Strategic emerging industries posted a year-on-year increase of 7.7 percent, 1.7 percentage points faster than the growth pace of overall industrial production. Output of the high-technology industry grew 9 percent, 3 percentage points faster than overall industrial output growth and accounted for 13.8 percent of that, indicating optimization of the industrial structure, the bureau said.

The service sector expanded 7 percent year on year in the first half, outpacing a 3 percent increase in primary industry and 5.8 percent in secondary industry, according to the bureau.

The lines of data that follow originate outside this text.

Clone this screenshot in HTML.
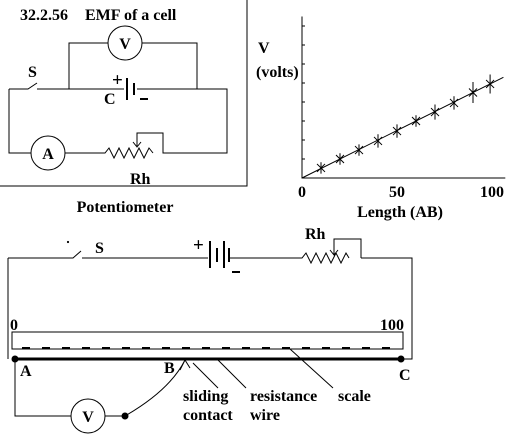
<!DOCTYPE html>
<html><head><meta charset="utf-8"><style>
html,body{margin:0;padding:0;background:#fff;}
svg{display:block;font-family:"Liberation Serif",serif;font-weight:bold;}
text{font-size:16px;}
</style></head><body>
<svg width="510" height="435" viewBox="0 0 510 435" stroke="#000" fill="none" stroke-width="1">
<g>
<path d="M247 0V186H0"/>
<text x="20" y="20" fill="#000" stroke="none">32.2.56</text>
<text x="85" y="20" fill="#000" stroke="none">EMF of a cell</text>
<circle cx="125" cy="43" r="17"/>
<text x="125" y="49" text-anchor="middle" fill="#000" stroke="none">V</text>
<path d="M108 43H69V89M142 43H197V89"/>
<path d="M9 89H28L37 83M37 89H124M137 89H227V153H163V133H137V146M133 142L137 147L141 142M9 89V153H31M65 153H105l4 -5l5 10l5 -10l5 10l5 -10l5 10l5 -10l5 10l5 -10l4 5"/>
<path d="M127 78V100M134 83V95" stroke-width="2"/>
<circle cx="48" cy="153" r="17"/>
<text x="48" y="159" text-anchor="middle" fill="#000" stroke="none">A</text>
<text x="112" y="86" fill="#000" stroke="none" style="font-size:19px">+</text>
<text x="104" y="104" fill="#000" stroke="none">C</text>
<path d="M140 99H148" stroke-width="2"/>
<text x="28" y="77" fill="#000" stroke="none">S</text>
<text x="130" y="184" fill="#000" stroke="none">Rh</text>
<text x="125" y="212" text-anchor="middle" fill="#000" stroke="none">Potentiometer</text>
</g>
<g id="chart"></g>
<g>
<path d="M8 258V359M8 258H73L81 251M82 258H208M230 258H302l4 -5l5 10l5 -10l5 10l5 -10l5 10l5 -10l5 10l5 -10l3 5M361 258H412V359H402M334 254V239H361V258M330 250L334 255L338 250"/>
<circle cx="68" cy="242" r="0.6"/>
<path d="M210 241V268M217 248V262M224 241V268M229 248V262" stroke-width="2"/>
<text x="193" y="251" fill="#000" stroke="none" style="font-size:19px">+</text>
<path d="M232 272H240" stroke-width="2"/>
<text x="95" y="253" fill="#000" stroke="none">S</text>
<text x="305" y="239" fill="#000" stroke="none">Rh</text>
<rect x="12" y="332" width="391" height="17"/>
<path d="M22 348H395" stroke-width="2" stroke-dasharray="8 12"/>
<text x="10" y="330" fill="#000" stroke="none">0</text>
<text x="380" y="330" fill="#000" stroke="none">100</text>
<path d="M15 359H402" stroke-width="3"/>
<circle cx="15" cy="359" r="3" fill="#000"/><circle cx="401" cy="359" r="3" fill="#000"/>
<text x="20" y="376" fill="#000" stroke="none">A</text>
<text x="164" y="373" fill="#000" stroke="none">B</text>
<text x="399" y="380" fill="#000" stroke="none">C</text>
<path d="M15 359V416H71M105 416H125Q170 390 185 360M180 370L185 360L190 368"/>
<circle cx="88" cy="416" r="17"/>
<text x="88" y="422" text-anchor="middle" fill="#000" stroke="none">V</text>
<circle cx="125" cy="416" r="3" fill="#000"/>
<path d="M193 363L218 388M217 359L246 388M290 349L333 388"/>
<text x="183" y="401" fill="#000" stroke="none">sliding</text>
<text x="183" y="420" fill="#000" stroke="none">contact</text>
<text x="250" y="401" fill="#000" stroke="none">resistance</text>
<text x="250" y="420" fill="#000" stroke="none">wire</text>
<text x="338" y="401" fill="#000" stroke="none">scale</text>
</g>
</svg>
<script>
const lengths=[10,20,30,40,50,60,70,80,90,99];
const volts=[0.53,1.0,1.47,1.95,2.47,3.0,3.47,3.95,4.5,4.95];
const errs=[0.3,0.3,0.3,0.35,0.35,0.3,0.4,0.35,0.55,0.5];
const xTicks=[0,50,100];
const yTicks=[1,2,3,4,5,6,7,8];
const fitEnd=106;
const NS="http://www.w3.org/2000/svg";
const g=document.getElementById('chart');
const X=v=>302+v*1.9, Y=v=>178-v*19;
function mk(t,a){const e=document.createElementNS(NS,t);for(const k in a)e.setAttribute(k,a[k]);g.appendChild(e);return e;}
const ax=mk('path',{d:`M${X(0)} ${Y(8.5)}V${Y(0)}H${X(107)}`});


yTicks.forEach(t=>{const e=mk('path',{d:`M${X(0)} ${Y(t)}h3`});

});
xTicks.forEach(t=>{const e=mk('text',{x:X(t),y:197,'text-anchor':'middle',fill:'#000',stroke:'none'});e.textContent=t;

});
const fl=mk('path',{d:`M${X(0)} ${Y(0)}L${X(fitEnd)} ${Y(fitEnd*0.05)}`});


lengths.forEach((l,i)=>{const x=X(l),y=Y(volts[i]),h=errs[i]*19;
const p=mk('path',{d:`M${x-4} ${y-4}L${x+4} ${y+4}M${x+4} ${y-4}L${x-4} ${y+4}M${x} ${y-h}V${y+h}`});

});
const t1=mk('text',{x:258,y:53,fill:'#000',stroke:'none'});t1.textContent='V';


const t2=mk('text',{x:256,y:77,fill:'#000',stroke:'none'});t2.textContent='(volts)';


const t3=mk('text',{x:400,y:217,'text-anchor':'middle',fill:'#000',stroke:'none'});t3.textContent='Length (AB)';


</script>
</body></html>
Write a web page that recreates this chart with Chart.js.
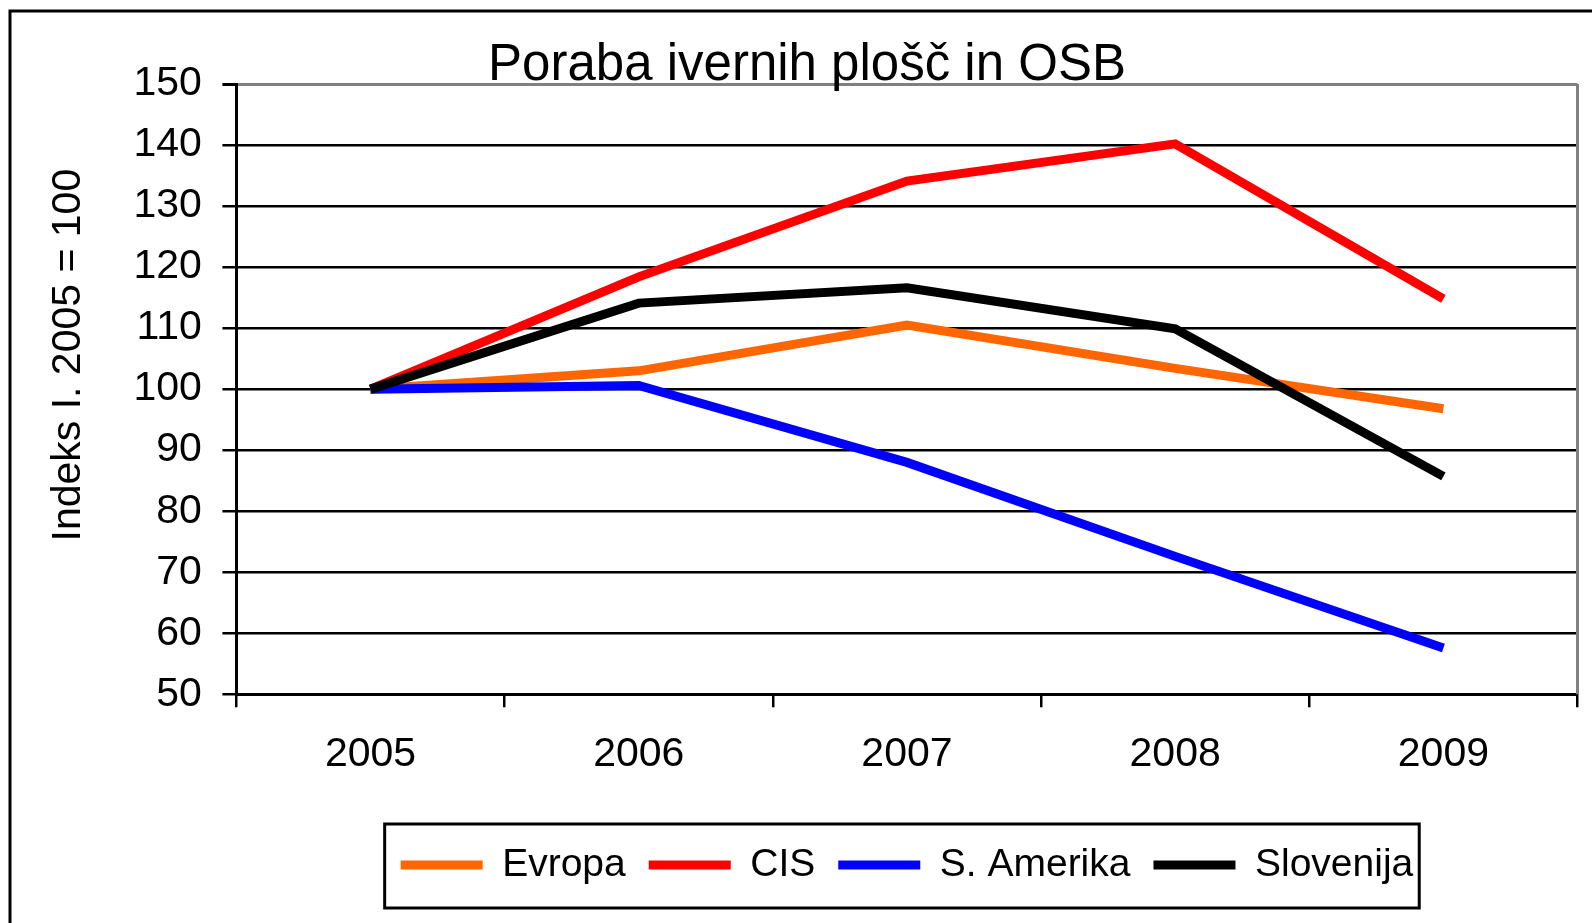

The output of the service sector accounted for 54.9 percent of total GDP in the first half, 0.5 percentage points higher than the same period of last year.

Fixed-asset investment grew 5.8 percent year on year in the first half, lower than 6.3 percent in the first quarter but 0.2 percentage points faster than the January-May period.

Private investment picked up in the first half, growing 5.7 percent year on year. Meanwhile, fixed-asset investment in high-tech manufacturing displayed particularly strong momentum by growing 10.4 percent, 4.6 percentage points faster than the overall FAI.

Consumption continued to play a major role in driving economic growth. “The contribution from the consumption sector to the overall economic growth reached 60.1 percent in January-June, indicating the continuous consumption upgrade,” Mao said.

Retail sales rose 8.4 percent in the first half, accelerating from 8.3 percent in the first quarter.

The June rise in retail sales growth was driven mainly by surging auto sales, said Lu Ting, chief China economist of Nomura. Headline retail sales growth in nominal terms surged to 9.8 percent year on year in June from 8.6 percent in May, the highest monthly print since April 2018.

Growth in auto sales surged to 17.2 percent year on year in June from 2.1 percent in May, which is consistent with the data reported by the China Passenger Car Association showing growth of passenger car sales (by volume) jumped to 4.9 percent in June from the 12.5 percent drop in May, according to Nomura.

China’s export growth in US dollar terms fell to post a 1.3 percent year-on-year drop in June from the 1.1 percent rise in May, while import growth remained low at a negative 7.3 percent in June. 

In the first half of the year, 7.37 million new urban jobs were created, achieving 67 percent of the annual target for the year. The urban surveyed unemployment rate in 31 major cities was 5 percent in June, unchanged from a month earlier.